Gunboat of the United States Navy

The first USS Anemone was a steamer acquired by the Union Navy during the American Civil War. She was used by the Union Navy as a tugboat in support of the Union Navy blockade of Confederate waterways.

== Constructed and commissioned at Philadelphia in 1864 ==

Anemone—a screw tug built in 1864 at Philadelphia, Pennsylvania—was purchased by the US Navy from S. & J. M. Flannagan on 13 August 1864 at Philadelphia prior to her documentation as a merchantman; named Anemone; fitted out by the Philadelphia Navy Yard for naval service; and commissioned there on 14 September 1864.

== Civil War service ==

=== Assigned to the North Atlantic Blockade ===

Assigned to the North Atlantic Blockading Squadron, Anemone reported to Rear Admiral Samuel Phillips Lee at Beaufort, North Carolina, on 20 September 1864 and received orders to join in the cordon of Union ships guarding the western bar off Wilmington, North Carolina. She promptly took station, but soon thereafter suffered a rudder casualty and was forced to retire to the Norfolk Navy Yard for repairs.

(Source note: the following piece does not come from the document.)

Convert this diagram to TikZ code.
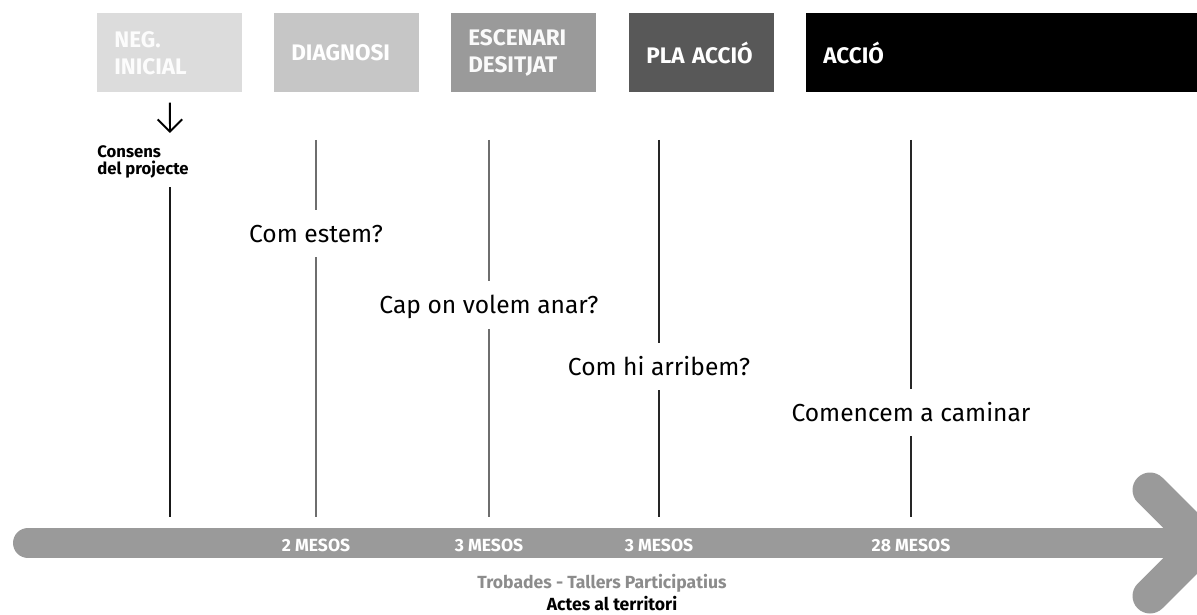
\documentclass[tikz,border=0pt]{standalone}
\usepackage{fontspec}
\setmainfont{Fira Sans}
\usetikzlibrary{calc,arrows.meta}
\definecolor{gris1}{HTML}{DCDCDC}
\definecolor{gris2}{HTML}{C6C6C6}
\definecolor{gris3}{HTML}{9A9A9A}
\definecolor{gris4}{HTML}{585858}
\definecolor{gris5}{HTML}{6E6E6E}
\definecolor{gris6}{HTML}{8C8C8C}
\tikzset{
  fase/.style={anchor=north west,minimum height=1.58cm,inner xsep=0.34cm,inner ysep=0pt,text width=2.22cm,align=left,text=white,font=\bfseries\fontsize{12.8}{15.4}\selectfont},
  pregunta/.style={font=\fontsize{14}{16}\selectfont,text height=9.7pt,text depth=0pt,inner xsep=2pt,inner ysep=8.5pt},
  mesos/.style={text=white,font=\bfseries\fontsize{10}{12}\selectfont},
  linia/.style={line width=0.9pt},
  fletxa/.style={-{Straight Barb[length=7pt,width=14pt]},line width=1.1pt}
}
\begin{document}
\begin{tikzpicture}[x=0.02cm,y=-0.02cm]
              \useasboundingbox (0,0) rectangle (1197,615);
              \clip (0,0) rectangle (1197,615);
              % fases
              \node[fase,fill=gris1,text=white!92!gris1](neg)at(97,13){NEG.\\INICIAL};
              \node[fase,fill=gris2](diag)at(274,13){DIAGNOSI};
              \node[fase,fill=gris3,text=white!95!gris3](esc)at(451,13){ESCENARI\\DESITJAT};
              \node[fase,fill=gris4](pla)at(629,13){PLA ACCIÓ};
              \node[fase,fill=black,text width=7.14cm](accio)at(806,13){ACCIÓ};
              % fletxa del temps
              \coordinate(ini)at(28,543);
              \coordinate(fi)at(1180,543);
              \draw[gris3,line width=0.6cm,line cap=round](ini)--(fi);
              \draw[gris3,line width=0.7cm,line cap=round](1150,490)--(1203,543)--(1150,596);
              % consens
              \coordinate(c0)at(170,133);
              \draw[fletxa,shorten <=0.2cm](neg.south)--(c0);
              \node[anchor=north west,align=left,inner sep=0pt,font=\bfseries\fontsize{9.5}{9.9}\selectfont](consens)at(97,145){Consens\\del projecte};
              \coordinate(l0a)at(170,187);
              \coordinate(l0b)at(170,517);
              \draw[linia,black!90](l0a)--(l0b);
              % preguntes
              \foreach \x/\y/\nom/\txt/\mes/\col in {316/233.5/q1/Com estem?/2 MESOS/gris5, 489/305/q2/Cap on volem anar?/3 MESOS/gris5, 659/366.5/q3/Com hi arribem?/3 MESOS/black!85, 911/412.5/q4/Comencem a caminar/28 MESOS/black!85}
              {
                \node[pregunta](\nom)at(\x,\y){\txt};
                \coordinate(\nom a)at(\x,140);
                \coordinate(\nom b)at(\x,517);
                \draw[linia,\col](\nom a)--(\nom.north);
                \draw[linia,\col](\nom.south)--(\nom b);
                \node[mesos](\nom m)at(\x,545){\mes};
              }
              \node[text=gris6,font=\bfseries\fontsize{10}{12}\selectfont](trobades)at(602,583){Trobades - Tallers Participatius};
              \node[font=\bfseries\fontsize{10}{12}\selectfont](actes)at(612,604){Actes al territori};
            \end{tikzpicture}
\end{document}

=== Participating in the attack on Fort Fisher ===

The tug returned to waters off Wilmington early in December and took part in the abortive attack on Fort Fisher on Christmas Eve 1864. She then received orders to Beaufort, North Carolina, where she served through the end of the Civil War and into the ensuing summer.

=== Assisting in the rescue of the crew of USAT Quinnebaug ===

On the morning of 20 July, after USAT Quinnebaug had been seriously damaged while leaving Beaufort, Anemone's commanding officer, Acting Ensign A.O. Kruge, and her executive officer, Mate George W. Briggs, commanded launches which rescued the crew and passengers—homeward-bound troops—from the doomed Army transport.

Shortly thereafter, Anemone sailed North to serve as a tug at the New York Navy Yard during the partial demobilization of the Union fleet.

== Post-war decommissioning, sale, and subsequent career ==

She was decommissioned there on 28 September 1865 and was sold at public auction on 25 October 1865. Documented Wicaco (after the Philadelphia community of the same name on 1 December 1865, the tug served American shipping until 1896.